Monday, January 9, 2012

Kitchen Cabinet Update: Classic Harvest


My response from the customer service folks at Haas Cabinet in Sellersburg, Indiana was brief, but speedy and informative! I posted yesterday about my Mom's stellar renovation of my old kitchen cabinets, here, and I sent an email off to Haas letting them know that a forty-to-fifty year example of their products were still going strong. By this morning I had an answer back, short but sweet!

My cabinets were a style called Classic Harvest, and they were manufactured from "the late 1960s" and were discontinued in 1982. That makes my original target guess of the 1970s pretty good. Judging from the counter top that I removed from it, which was a laminate counter top with a metal spline around the backsplash joint and a flat box construction in the front, with a color (yellow) popular during the 1970s but not really the 1980s, I'm guessing this kitchen cabinet ensemble went in before 1980. Really, the counter top looked a lot older than the cabinets themselves did. So unless someone popped an old counter onto new cabinets to save money (and I don't think it did because the original layout of the kitchen was changed as well--more on that in another post), I think 1970s is the decade.

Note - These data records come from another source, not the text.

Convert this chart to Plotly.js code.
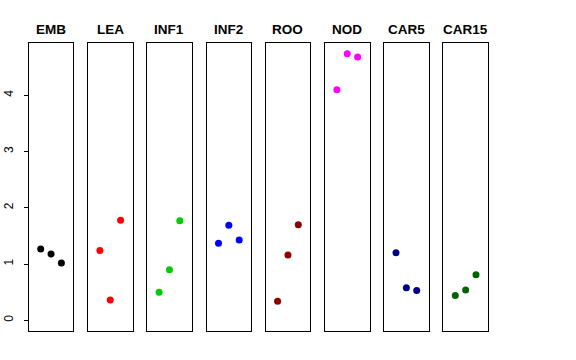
<!DOCTYPE html>
<html>
<head>
<meta charset="utf-8">
<script src="https://cdn.plot.ly/plotly-3.0.1.min.js"></script>
<style>html,body{margin:0;padding:0;background:#fff;}#chart{width:576px;height:360px;}</style>
</head>
<body>
<div id="chart"></div>
<script>
// Data
var categories = ["EMB", "LEA", "INF1", "INF2", "ROO", "NOD", "CAR5", "CAR15"];
var positions = [1, 2, 3];
var EMB   = [1.27, 1.18, 1.02];
var LEA   = [1.24, 0.36, 1.78];
var INF1  = [0.50, 0.90, 1.77];
var INF2  = [1.37, 1.69, 1.43];
var ROO   = [0.34, 1.16, 1.70];
var NOD   = [4.10, 4.74, 4.68];
var CAR5  = [1.20, 0.58, 0.53];
var CAR15 = [0.44, 0.54, 0.81];
var seriesValues = [EMB, LEA, INF1, INF2, ROO, NOD, CAR5, CAR15];
var colors = ["#000000", "#FF0000", "#00CD00", "#0000FF", "#8B0000", "#FF00FF", "#00008B", "#006400"];
var yTicks = [0, 1, 2, 3, 4];

var W = 576, H = 360;
var panelLefts = [28.7, 87.9, 147.1, 206.5, 265.6, 324.9, 384.0, 443.3];
var panelWidth = 44.7;
var panelTop = 43, panelBottom = 331;

var traces = [];
var layout = {
  width: W, height: H,
  margin: {l: 0, r: 0, t: 0, b: 0},
  paper_bgcolor: "#ffffff",
  plot_bgcolor: "#ffffff",
  showlegend: false,
  font: {family: "Liberation Sans, Arial, sans-serif", size: 11, color: "#000"},
  annotations: []
};

categories.forEach(function (cat, i) {
  var n = i + 1;
  var xa = "x" + (n === 1 ? "" : n);
  var ya = "y" + (n === 1 ? "" : n);
  traces.push({
    type: "scatter",
    mode: "markers",
    x: positions,
    y: seriesValues[i],
    xaxis: xa,
    yaxis: ya,
    marker: {color: colors[i], size: 7},
    hoverinfo: "skip"
  });
  var xkey = "xaxis" + (n === 1 ? "" : n);
  var ykey = "yaxis" + (n === 1 ? "" : n);
  layout[xkey] = {
    domain: [panelLefts[i] / W, (panelLefts[i] + panelWidth) / W],
    range: [-0.16, 4.16],
    anchor: ya,
    showgrid: false, zeroline: false, showticklabels: false, ticks: "",
    showline: true, mirror: true, linecolor: "#000", linewidth: 1
  };
  layout[ykey] = {
    domain: [1 - panelBottom / H, 1 - panelTop / H],
    range: [-0.19, 4.93],
    anchor: xa,
    showgrid: false, zeroline: false,
    showline: true, mirror: true, linecolor: "#000", linewidth: 1,
    showticklabels: n === 1,
    ticks: n === 1 ? "outside" : "",
    ticklen: 4, tickwidth: 1, tickcolor: "#000",
    tickmode: "array", tickvals: yTicks, ticktext: yTicks.map(String),
    tickangle: -90,
    ticklabelstandoff: 6,
    tickfont: {size: 12, color: "#000"}
  };
  layout.annotations.push({
    text: "<b>" + cat + "</b>",
    xref: "paper", yref: "paper",
    x: (panelLefts[i] + panelWidth / 2) / W,
    y: 1 - 29 / H,
    xanchor: "center", yanchor: "middle",
    showarrow: false,
    font: {size: 13.5, color: "#000", family: "Liberation Sans, Arial, sans-serif"}
  });
});

Plotly.newPlot("chart", traces, layout, {staticPlot: true, displayModeBar: false});
</script>
</body>
</html>
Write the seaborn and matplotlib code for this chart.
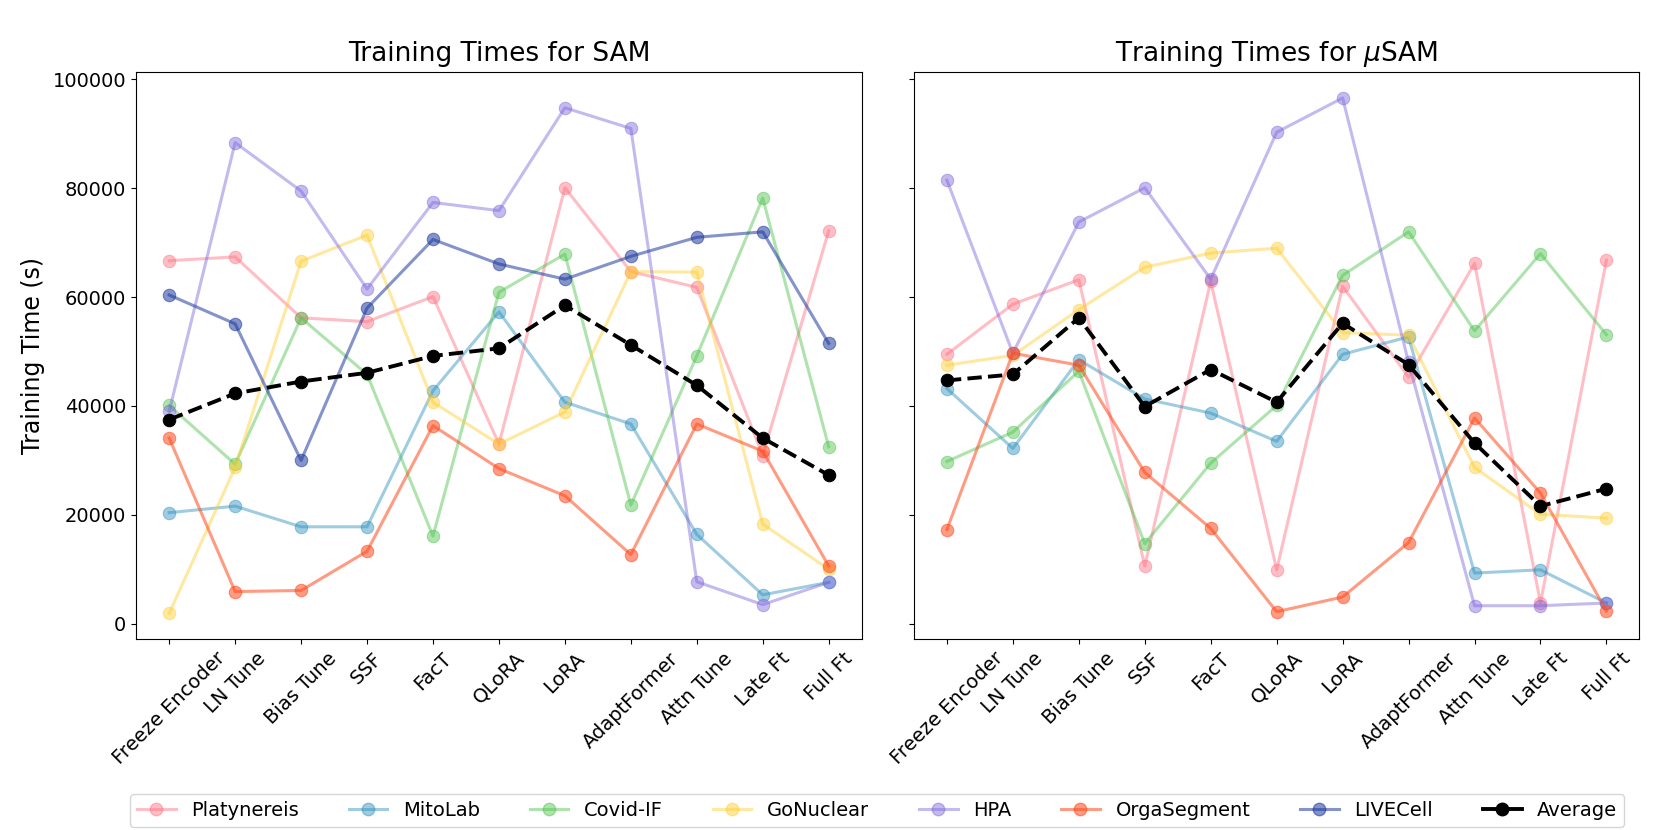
import numpy as np
import pandas as pd
import matplotlib
matplotlib.use("Agg")
import matplotlib.pyplot as plt
import seaborn as sns
from matplotlib.lines import Line2D

methods = ["Freeze Encoder", "LN Tune", "Bias Tune", "SSF", "FacT", "QLoRA",
           "LoRA", "AdaptFormer", "Attn Tune", "Late Ft", "Full Ft"]

datasets = ["Platynereis", "MitoLab", "Covid-IF", "GoNuclear", "HPA", "OrgaSegment", "LIVECell"]

# Training times for SAM (seconds)
sam_platynereis = [66700, 67400, 56200, 55500, 60100, 33000, 80100, 64700, 61800, 30900, 72200]
sam_mitolab     = [20400, 21600, 17800, 17800, 42800, 57300, 40700, 36700, 16400, 5300, 7600]
sam_covid       = [40100, 29300, 56200, 45800, 16100, 60900, 67900, 21800, 49200, 78200, 32500]
sam_gonuclear   = [1900, 28700, 66600, 71400, 40700, 33000, 38900, 64700, 64600, 18300, 10000]
sam_hpa         = [39000, 88400, 79500, 61500, 77400, 75900, 94800, 91000, 7700, 3500, 7600]
sam_orga        = [34100, 5900, 6100, 13300, 36400, 28500, 23500, 12700, 36700, 31700, 10600]
sam_livecell    = [60400, 55100, 30000, 58000, 70600, 66100, 63300, 67500, 71000, 72000, 51500]
sam_average     = [37500, 42300, 44500, 46100, 49200, 50600, 58500, 51200, 43800, 34100, 27300]

# Training times for muSAM (seconds)
musam_platynereis = [49500, 58700, 63200, 10600, 62900, 9900, 62000, 45300, 66200, 3800, 66800]
musam_mitolab     = [43200, 32200, 48500, 41300, 38700, 33500, 49500, 52700, 9300, 9900, 3800]
musam_covid       = [29800, 35200, 46400, 14700, 29500, 40100, 64000, 72000, 53800, 68000, 53100]
musam_gonuclear   = [47500, 49300, 57700, 65500, 68100, 69000, 53500, 53000, 28700, 20100, 19400]
musam_hpa         = [81500, 49700, 73800, 80100, 63300, 90300, 96600, 48000, 3300, 3300, 3800]
musam_orga        = [17300, 49700, 47500, 27800, 17500, 2200, 4900, 14900, 37800, 24000, 2300]
musam_average     = [44700, 45800, 56200, 39900, 46700, 40700, 55200, 47600, 33200, 21600, 24800]

colors = {
    "Platynereis": "#FF6F80",
    "MitoLab": "#2A8FBD",
    "Covid-IF": "#4CC24C",
    "GoNuclear": "#FFCC2E",
    "HPA": "#7D66DB",
    "OrgaSegment": "#FF4A1C",
    "LIVECell": "#1F3A9E",
}
alphas = {"OrgaSegment": 0.55, "LIVECell": 0.55}

sam = {"Platynereis": sam_platynereis, "MitoLab": sam_mitolab, "Covid-IF": sam_covid,
       "GoNuclear": sam_gonuclear, "HPA": sam_hpa, "OrgaSegment": sam_orga,
       "LIVECell": sam_livecell}
musam = {"Platynereis": musam_platynereis, "MitoLab": musam_mitolab, "Covid-IF": musam_covid,
         "GoNuclear": musam_gonuclear, "HPA": musam_hpa, "OrgaSegment": musam_orga}


def long_df(d):
    rows = []
    for name, vals in d.items():
        for m, v in zip(methods, vals):
            rows.append({"method": m, "time": v, "dataset": name})
    return pd.DataFrame(rows)


fig, axes = plt.subplots(1, 2, figsize=(16.61, 8.3), dpi=100, sharey=True)
fig.subplots_adjust(left=0.082, right=0.987, top=0.913, bottom=0.23, wspace=0.072)

panels = [(axes[0], sam, sam_average, "Training Times for SAM"),
          (axes[1], musam, musam_average, r"Training Times for $\mu$SAM")]

for ax, d, avg, title in panels:
    df = long_df(d)
    for name in d:
        sub = df[df["dataset"] == name]
        sns.lineplot(data=sub, x="method", y="time", color=colors[name], marker="o",
                     markersize=9, linewidth=2.2, alpha=alphas.get(name, 0.45),
                     markeredgecolor=colors[name], sort=False, ax=ax, label=None)
    avg_df = pd.DataFrame({"method": methods, "time": avg})
    sns.lineplot(data=avg_df, x="method", y="time", color="black", marker="o",
                 markersize=9, linewidth=2.8, linestyle="--", sort=False, ax=ax,
                 markeredgecolor="black")
    ax.set_title(title, fontsize=19, pad=8)
    ax.set_xlabel("")
    ax.set_ylabel("")
    ax.tick_params(axis="x", labelrotation=45, labelsize=14)
    ax.tick_params(axis="y", labelsize=14)
    if ax.get_legend() is not None:
        ax.get_legend().remove()

axes[0].set_ylabel("Training Time (s)", fontsize=17, labelpad=6)

handles = []
for name in datasets:
    handles.append(Line2D([0], [0], color=colors[name], marker="o", markersize=9,
                          linewidth=2.2, alpha=alphas.get(name, 0.45),
                          markeredgecolor=colors[name], label=name))
handles.append(Line2D([0], [0], color="black", marker="o", markersize=9,
                      linewidth=2.8, label="Average"))
fig.legend(handles=handles, loc="lower center", ncol=8, fontsize=14,
           bbox_to_anchor=(0.528, -0.008), frameon=True, columnspacing=2.55,
           borderpad=0.35)

fig.savefig("out.png", dpi=100)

The cupboards are birch, not maple as I'd originally guessed. In my readings about the wood around the interwebs, the wood is fine grained and hard, and often stained dark and used as a less expensive stand in for costlier woods like maple, cherry, and walnut. Still, in the woodworking world it's considered a high quality hard wood, attractive and long wearing.

The customer service response e-mail said that it appeared as though the finish on my cupboards, also called "Classic Harvest" was a shinier gloss than the original that was a more satin or matte appearance. That would be my Mom's handiwork and really, the surfaces were soooooo worn that it was impossible to really tell what the finish on them had been like to begin with. I'm fine with the higher gloss finish, which will be more tolerant of heavy use and wipe-downs. I cook, and I cook for four boys, Mr. Man Friend, friends and family. My kitchen sees heavy use.

I am so glad I let the details sink in, lived with it, and thought about it before deciding to do anything. I think there is an attitude promulgated by home improvement television shows that if its old, dirty, or simply not to one's taste, "rip it out! get rid of it! update it!" without homeowners really considering that, in the end, the show and its advertisers want to sell you things--tools and counter tops and buckets of paint and pricey kitchen remodels. Which leads to all sort of horrors with older homes, like people painting exterior brick (which really should be a crime), or ripping out expensive and irreplaceable tile work. In the case of homes that are less than 50 years old, we may be systematically destroying architectural history simply because we haven't had enough perspective to appreciate it yet.

Are these kitchen cabinets original to the house? No, they aren't, though I have some clues what 1939 may have looked like (another post for another time). But they mark a time in the home's history, were still here, and really, under all that grime, were a quality feature. Being able to renovate them made me feel somewhat less guilty about the loss of that heavily damaged vintage wallpaper, which is still bugging me. It's all a balancing act that people who live in old homes have to strike, between what can be saved, and what can't, between 21st century tastes and the tastes of previous generations, between the the quaintness of another time and the necessary conveniences of today.

But for now, I think I've finally learned to park my HGTV attitudes at the doorstep, slow down, and THINK before I start discarding things out of hand.

***disclaimer again: I have not accepted any compensation for the mention of Haas Cabinet in this post.